But make no mistake, the film has the Hirani stamp all over it. Opting for a more light hearted tone, the focus is on reinforcing the importance of human relationships and values over anything else. Starting on a rather uneven note, the film finds its ground at around half an hour into it and it is these portions where Hirani reveals his magical skills in getting the audience deeply involved in his screenplay as we see Sanju's life fall apart like a pack of cards. In fact, I was so emotionally charged at this point that I wished the film didn't have an intermission break.

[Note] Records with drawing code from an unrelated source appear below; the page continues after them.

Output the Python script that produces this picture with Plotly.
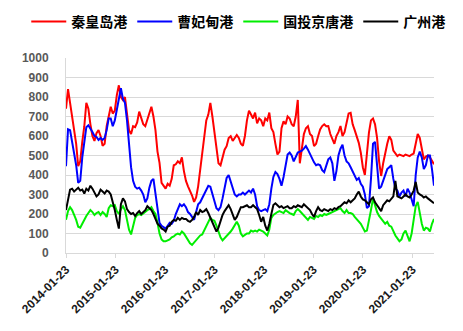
import pandas as pd
import plotly.graph_objects as go

# Sampling dates (every 15 days from the first observation)
dates = pd.date_range(start="2014-01-23", periods=182, freq="15D")

series_names = ["秦皇岛港", "曹妃甸港", "国投京唐港", "广州港"]
series_colors = ["#FF0000", "#0000FF", "#00EE00", "#000000"]

qinhuangdao = [
    740, 840, 770, 700, 655, 560, 445, 470, 570, 650,
    770, 740, 660, 600, 575, 615, 630, 600, 550, 560,
    650, 700, 750, 715, 730, 810, 860, 800, 785, 800,
    720, 630, 610, 650, 645, 670, 725, 690, 660, 650,
    680, 710, 750, 700, 630, 520, 462, 360, 345, 330,
    355, 345, 380, 450, 455, 470, 460, 490, 420, 370,
    342, 320, 295, 262, 285, 342, 420, 510, 590, 680,
    710, 770, 700, 610, 531, 460, 450, 495, 530, 548,
    590, 599, 575, 590, 605, 590, 560, 550, 600, 680,
    730, 710, 690, 720, 665, 690, 680, 650, 690, 680,
    720, 640, 620, 560, 505, 520, 640, 675, 660, 700,
    690, 660, 650, 700, 785, 460, 540, 610, 640, 650,
    610, 600, 548, 560, 599, 634, 651, 660, 650, 651,
    610, 582, 560, 600, 620, 651, 600, 620, 668, 715,
    719, 660, 630, 599, 565, 514, 440, 400, 531, 617,
    680, 690, 660, 590, 470, 395, 460, 520, 560, 599,
    580, 525, 510, 497, 505, 500, 497, 505, 500, 497,
    505, 510, 560, 610, 590, 530, 480, 495, 500, 490,
    470, 455,
]

caofeidian = [
    445, 635, 630, 570, 510, 450, 360, 370, 490, 580,
    645, 655, 640, 620, 600, 595, 580, 590, 580, 590,
    630, 690, 690, 650, 680, 740, 800, 845, 790, 770,
    680, 560, 440, 370, 340, 330, 335, 320, 300, 260,
    280, 335, 370, 380, 300, 210, 155, 140, 130, 125,
    140, 155, 150, 165, 200, 230, 250, 240, 250, 235,
    210, 200, 185, 170, 210, 250, 260, 280, 300, 320,
    345, 340, 300, 260, 230, 220, 235, 280, 340, 385,
    400, 370, 330, 300, 290, 300, 300, 310, 300, 310,
    320, 310, 330, 300, 240, 220, 215, 220, 225, 215,
    250, 330, 390, 415, 405, 380, 345, 390, 460, 505,
    515, 500, 470, 495, 515, 520, 525, 535, 548, 530,
    505, 480, 465, 450, 455, 450, 425, 415, 450, 480,
    490, 460, 370, 420, 500, 535, 555, 500, 470, 460,
    440, 420, 400, 375, 385, 355, 340, 300, 230, 240,
    380, 560, 570, 450, 330, 340, 370, 410, 430, 440,
    450, 380, 330, 320, 290, 310, 320, 290, 330, 310,
    280, 240, 400, 490, 520, 490, 430, 450, 500, 500,
    430, 345,
]

jingtang = [
    170, 215, 235, 220, 195, 170, 135, 130, 150, 175,
    190, 205, 220, 210, 195, 205, 210, 195, 210, 200,
    185, 230, 245, 240, 245, 215, 200, 225, 240, 220,
    170, 120, 95, 140, 180, 195, 200, 195, 205, 215,
    220, 225, 235, 215, 200, 155, 100, 70, 60, 60,
    65, 70, 80, 85, 95, 100, 95, 110, 100, 85,
    65, 50, 42, 55, 65, 75, 90, 95, 115, 135,
    160, 180, 170, 165, 140, 110, 80, 65, 75, 85,
    95, 110, 125, 145, 160, 140, 100, 85, 95, 100,
    100, 115, 110, 115, 110, 120, 115, 110, 100, 90,
    120, 180, 195, 205, 210, 215, 210, 205, 220, 210,
    205, 200, 195, 215, 225, 215, 205, 195, 180, 170,
    185, 180, 175, 190, 185, 195, 190, 200, 195, 200,
    205, 210, 215, 220, 225, 230, 215, 205, 220, 205,
    205, 200, 185, 175, 160, 150, 130, 110, 115, 160,
    220, 280, 240, 210, 190, 175, 165, 150, 160, 140,
    135, 110, 90, 75, 60, 70, 100, 115, 90, 60,
    100, 170, 240, 262, 200, 150, 115, 130, 125, 110,
    150, 175,
]

guangzhou = [
    220, 280, 325, 330, 315, 325, 335, 320, 325, 305,
    330, 320, 345, 330, 310, 290, 300, 325, 315, 305,
    320, 315, 300, 265, 220, 170, 125, 250, 280, 265,
    225, 210, 200, 205, 190, 205, 215, 200, 210, 220,
    240, 230, 220, 200, 170, 150, 140, 126, 120, 110,
    135, 140, 160, 170, 165, 180, 170, 180, 175, 175,
    165, 160, 170, 185, 210, 195, 220, 210, 215, 225,
    205, 180, 160, 130, 110, 130, 170, 195, 215, 230,
    245, 225, 200, 170, 185, 215, 235, 235, 240, 245,
    235, 235, 245, 235, 225, 195, 160, 185, 140, 115,
    150, 200, 246, 255, 245, 235, 240, 230, 235, 240,
    230, 230, 240, 235, 245, 240, 235, 250, 240, 230,
    220, 200, 185, 215, 235, 220, 215, 225, 220, 215,
    225, 220, 230, 225, 235, 240, 250, 260, 255, 270,
    260, 270, 280, 300, 315, 290, 275, 270, 260, 250,
    275, 285, 260, 245, 225, 215, 245, 260, 270, 265,
    275, 290, 370, 290, 285, 280, 290, 300, 290, 285,
    300, 320, 365, 310, 300, 295, 285, 290, 280, 270,
    265, 255,
]

tick_labels = [
    "2014-01-23", "2015-01-23", "2016-01-23", "2017-01-23",
    "2018-01-23", "2019-01-23", "2020-01-23", "2021-01-23",
]
y_ticks = list(range(0, 1001, 100))

all_series = [qinhuangdao, caofeidian, jingtang, guangzhou]

fig = go.Figure()
for name, color, values in zip(series_names, series_colors, all_series):
    fig.add_trace(go.Scatter(
        x=dates, y=values, name=name, mode="lines",
        line=dict(color=color, width=2),
    ))

cjk = "Noto Sans CJK SC, Noto Sans, sans-serif"
latin = "Liberation Sans, Arial, sans-serif"

fig.update_layout(
    width=463, height=331,
    margin=dict(l=66, r=29, t=58, b=78, autoexpand=False),
    paper_bgcolor="white", plot_bgcolor="white",
    showlegend=True,
    legend=dict(
        orientation="h",
        x=-0.108, xanchor="left",
        y=1.185, yanchor="middle",
        font=dict(family=cjk, size=14, color="#000000", weight="bold"),
        itemwidth=35, tracegroupgap=0,
        bgcolor="rgba(0,0,0,0)",
    ),
    xaxis=dict(
        type="date",
        range=[dates[0], dates[-1]],
        tickvals=pd.to_datetime(tick_labels),
        ticktext=tick_labels,
        tickangle=-45,
        tickfont=dict(family=latin, size=12, color="#1a1a1a", weight="bold"),
        showgrid=False,
        showline=True, linecolor="#d9d9d9", linewidth=1,
        ticks="outside", ticklen=4, tickcolor="#d9d9d9",
        zeroline=False,
    ),
    yaxis=dict(
        range=[0, 1000],
        tickvals=y_ticks,
        tickfont=dict(family=latin, size=12, color="#595959", weight="bold"),
        showgrid=True, gridcolor="#d9d9d9", gridwidth=1,
        showline=True, linecolor="#d9d9d9", linewidth=1,
        ticks="", ticklabelstandoff=14,
        zeroline=False,
    ),
)

fig.write_html("out.html")
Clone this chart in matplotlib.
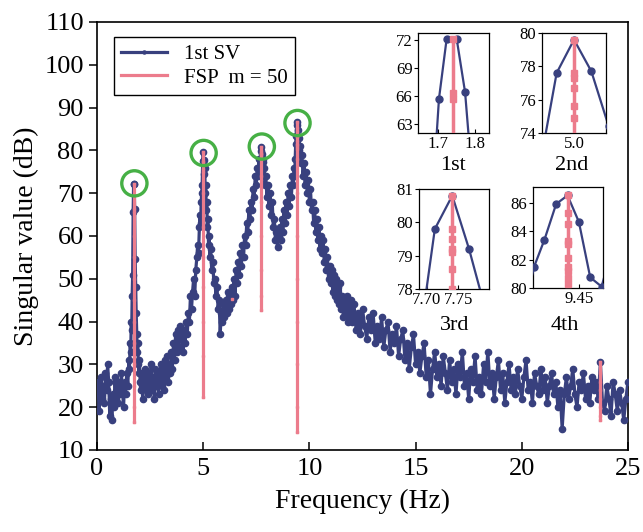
import numpy as np
import matplotlib
matplotlib.use("Agg")
import matplotlib.pyplot as plt

plt.rcParams['font.family'] = ['Liberation Serif', 'DejaVu Serif']

# ---- 1st singular value spectrum ----
freq_a = np.round(np.arange(0.0, 1.46, 0.05), 3)
sv_a = [24, 26, 19, 23, 27, 22, 25, 21, 28, 24, 30, 26, 18, 22, 17, 23, 20, 27, 22, 25,
        21, 26, 23, 28, 24, 20, 26, 23, 28, 25]

freq_p1 = [1.50, 1.53, 1.56, 1.59, 1.61, 1.635, 1.655, 1.678, 1.702, 1.723, 1.750, 1.773,
           1.797, 1.82, 1.845, 1.87, 1.895, 1.92, 1.945, 1.97, 2.0, 2.03]
sv_p1 = [31, 29, 35, 33, 40, 38, 46, 50.9, 65.7, 72.2, 72.2, 66.4,
         54.7, 48, 42, 37, 33, 35, 30, 28, 31, 26]

freq_b = np.round(np.arange(2.05, 3.46, 0.05), 3)
sv_b = [24, 28, 22, 26, 29, 24, 27, 23, 28, 25, 30, 24, 27, 22, 29, 25, 28, 23, 27, 30,
        25, 29, 24, 31, 27, 32, 26, 30, 28]

freq_c = np.round(np.arange(3.5, 4.46, 0.05), 3)
sv_c = [33, 29, 35, 31, 37, 33, 38, 34, 39, 36, 36, 33, 38, 35, 40, 37, 42, 40, 46, 43]

freq_p2 = [4.50, 4.55, 4.60, 4.65, 4.70, 4.74, 4.78, 4.82, 4.85, 4.88, 4.905, 4.927,
           4.951, 4.9756, 5.0, 5.0244, 5.0488, 5.073, 5.097, 5.12, 5.145, 5.17, 5.195,
           5.22, 5.25, 5.28, 5.31, 5.35, 5.40, 5.45, 5.50]
sv_p2 = [47, 50, 46, 52, 55, 58, 56, 62, 65, 63, 68, 70,
         71.8, 77.6, 79.6, 77.7, 74.4, 76, 70, 72, 66, 68, 62,
         64, 58, 60, 55, 57, 52, 54, 49]

freq_d = np.round(np.arange(5.55, 7.36, 0.05), 3)
sv_d = [50, 46, 48, 43, 45, 37, 42, 40, 44, 41, 45, 42, 47, 43, 46, 44, 48, 45, 50, 46,
        52, 49, 54, 51, 56, 53, 58, 55, 60, 58, 63, 61, 66, 64, 68, 66, 71]

freq_p3 = [7.40, 7.45, 7.50, 7.55, 7.58, 7.62, 7.65, 7.686, 7.713, 7.7405, 7.767, 7.794,
           7.82, 7.85, 7.88, 7.91, 7.95, 8.00]
sv_p3 = [69, 74, 72, 76, 74, 78, 75, 76.1, 79.8, 80.8, 79.2, 77.3,
         78, 74, 76, 72, 74, 69]

freq_e = np.round(np.arange(8.05, 8.96, 0.05), 3)
sv_e = [72, 67, 70, 65, 68, 62, 64, 59, 61, 57.5, 60, 62, 59, 64, 61, 66, 63, 68, 65]

freq_p4 = [9.00, 9.05, 9.10, 9.15, 9.20, 9.25, 9.28, 9.305, 9.33, 9.354, 9.376, 9.401,
           9.425, 9.449, 9.473, 9.497, 9.521, 9.545, 9.57, 9.60, 9.65, 9.70]
sv_p4 = [70, 67, 72, 69, 74, 72, 76, 74, 78, 81.48, 83.4, 85.95,
         86.55, 84.68, 80.75, 80.1, 83, 79, 81, 77, 79, 74]

freq_f = np.round(np.arange(9.75, 11.96, 0.05), 3)
sv_f = [77, 72, 75, 70, 73, 68, 71, 66, 68, 63, 66, 61, 64, 59, 62, 57, 60, 56, 59, 54,
        57, 52, 55, 50, 53, 49, 52, 47, 51, 46, 50, 45, 48, 44, 49, 43, 46, 41, 45, 42,
        46, 40, 44, 41, 45]

freq_g = np.round(np.arange(12.0, 25.06, 0.1), 2)
sv_g = [40, 44, 38, 42, 37, 43, 39, 36, 41, 38,
        42, 35, 39, 36, 41, 34, 38, 40, 33, 37,
        35, 39, 32, 36, 38, 31, 35, 29, 34, 37,
        30, 33, 28, 32, 35, 27, 31, 23, 29, 33,
        27, 30, 25, 32, 28, 24, 31, 26, 29, 23,
        30, 27, 33, 25, 28, 22, 29, 26, 32, 24,
        27, 23, 30, 26, 33, 25, 28, 22, 27, 31,
        24, 28, 21, 26, 30, 24, 27, 23, 29, 25,
        22, 27, 31, 24, 26, 21, 28, 25, 23, 29,
        24, 27, 21, 25, 28, 23, 26, 20, 24, 15,
        23, 27, 22, 25, 29, 23, 20, 26, 24, 28,
        22, 25, 21, 27, 24, 26, 22, 30.5, 21, 19,
        25, 22, 18, 26, 23, 19, 24, 21, 17, 22, 26]

sv_freq = np.concatenate([freq_a, freq_p1, freq_b, freq_c, freq_p2, freq_d, freq_p3,
                          freq_e, freq_p4, freq_f, freq_g])
sv_vals = np.concatenate([sv_a, sv_p1, sv_b, sv_c, sv_p2, sv_d, sv_p3,
                          sv_e, sv_p4, sv_f, sv_g])

# ---- FSP m = 50 points (vertical bundles at the identified peaks) ----
fsp_freqs = [1.739, 5.0, 7.7405, 9.425, 23.68, 6.36]
fsp_vals = [
    [72.2, 66.3, 65.7, 60, 55, 50, 45, 40, 35, 30, 25, 20, 16.6],
    [79.6, 77.6, 77.3, 76.7, 75.65, 74.9, 70, 62, 55, 48, 40, 32, 22.5],
    [80.8, 79.8, 79.5, 79.2, 79.1, 78.6, 78.0, 74, 68, 60, 52, 46, 42.7],
    [86.55, 85.3, 84.5, 83.3, 83.1, 82.1, 81.5, 81.2, 80.7, 80.3, 78, 70, 60, 50, 40,
     30, 20, 14.3],
    [30.5, 28, 26, 24, 22, 20, 18, 17],
    [45.3],
]

peak_freqs = [1.76, 5.02, 7.76, 9.44]
peak_vals = [72.3, 79.4, 80.9, 86.4]

inset_names = ['1st', '2nd', '3rd', '4th']
inset_xlims = [(1.645, 1.838), (4.955, 5.045), (7.688, 7.7985), (9.352, 9.50)]
inset_ylims = [(62, 72.8), (74, 80), (78, 81), (80, 87.15)]
inset_xticks = [[1.7, 1.8], [5.0], [7.70, 7.75], [9.45]]
inset_xticklabels = [['1.7', '1.8'], ['5.0'], ['7.70', '7.75'], ['9.45']]
inset_yticks = [[63, 66, 69, 72], [74, 76, 78, 80], [78, 79, 80, 81], [80, 82, 84, 86]]

BLUE = '#38407E'
PINK = '#EC7C8C'
GREEN = '#46B045'

W, H = 643, 532
fig = plt.figure(figsize=(W / 100, H / 100), dpi=100)


def px_rect(x0, y0, x1, y1):
    return [x0 / W, 1 - y1 / H, (x1 - x0) / W, (y1 - y0) / H]


ax = fig.add_axes(px_rect(97, 22, 628, 450))
ax.plot(sv_freq, sv_vals, color=BLUE, lw=2.3, marker='o', ms=4.5, label='1st SV', zorder=3)
for i, (f, v) in enumerate(zip(fsp_freqs, fsp_vals)):
    ax.plot(np.full(len(v), f), v, color=PINK, lw=2.3, marker='s', ms=1.5, zorder=4,
            label='FSP  m = 50' if i == 0 else None)
ax.scatter(peak_freqs, peak_vals, s=330, facecolors='none', edgecolors=GREEN,
           linewidths=2.4, zorder=5)

ax.set_xlim(0, 25)
ax.set_ylim(10, 110)
ax.set_xticks(range(0, 26, 5))
ax.set_yticks(range(10, 111, 10))
ax.tick_params(axis='x', direction='in', length=6, width=1.1, labelsize=19, pad=6)
ax.tick_params(axis='y', direction='out', length=6, width=1.1, labelsize=19)
for s in ax.spines.values():
    s.set_linewidth(1.2)
ax.set_xlabel('Frequency (Hz)', fontsize=20, labelpad=6)
ax.set_ylabel('Singular value (dB)', fontsize=20, labelpad=4)

leg = ax.legend(loc='upper left', bbox_to_anchor=(0.032, 0.965), borderaxespad=0,
                fontsize=15, frameon=True, fancybox=False, edgecolor='black',
                framealpha=1, handlelength=2.2, markerscale=0.5, borderpad=0.35,
                labelspacing=0.2, handletextpad=0.8)
leg.get_frame().set_linewidth(1.0)

inset_rects = [(418, 33, 489, 133), (542, 33, 606, 133),
               (419, 189, 489, 289), (533, 187, 603, 288)]
label_pos = [(453, 165), (572, 165), (455, 325), (565, 325)]

for k in range(4):
    ia = fig.add_axes(px_rect(*inset_rects[k]))
    ia.plot(sv_freq, sv_vals, color=BLUE, lw=1.6, marker='o', ms=5, zorder=3)
    for f, v in zip(fsp_freqs, fsp_vals):
        ia.plot(np.full(len(v), f), v, color=PINK, lw=2.5, marker='s', ms=4, zorder=4)
    ia.set_xlim(*inset_xlims[k])
    ia.set_ylim(*inset_ylims[k])
    ia.set_xticks(inset_xticks[k])
    ia.set_xticklabels(inset_xticklabels[k])
    ia.set_yticks(inset_yticks[k])
    ia.tick_params(axis='x', direction='in', length=3, labelsize=12, pad=2)
    ia.tick_params(axis='y', direction='out', length=3, labelsize=12, pad=1)
    for s in ia.spines.values():
        s.set_linewidth(0.9)
    fig.text(label_pos[k][0] / W, 1 - label_pos[k][1] / H, inset_names[k],
             fontsize=16, ha='center', va='center')

fig.savefig('out.png', dpi=100)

Alas, like most of his previous films, the break doesn't bode well for the second half. From here on, despite interesting ideas about superficial journalism and revealing insights into his life post charges of terrorism, I was never fully invested in the screenplay and its formulaic approach. The characterization becomes sketchy, conflicts are too conveniently resolved and the climax is a bit of let down.
Despite the shortcomings, the film is balanced by a career-best performance by Ranbir Kapoor, who not merely imitates but lives the life of Sanjay Dutt through his empathetic portrayal. Never appearing caricaturish or seeming to go off track, his catches the pulse of the character with perfection. Also, Vicky Kaushal deserves special mention for making his presence felt throughout the film with a pretty solid performance.
Much like Dutt's life, the film has many highs and lows, but it deserves a watch for the terrific first half and the gifted Ranbir Kapoor.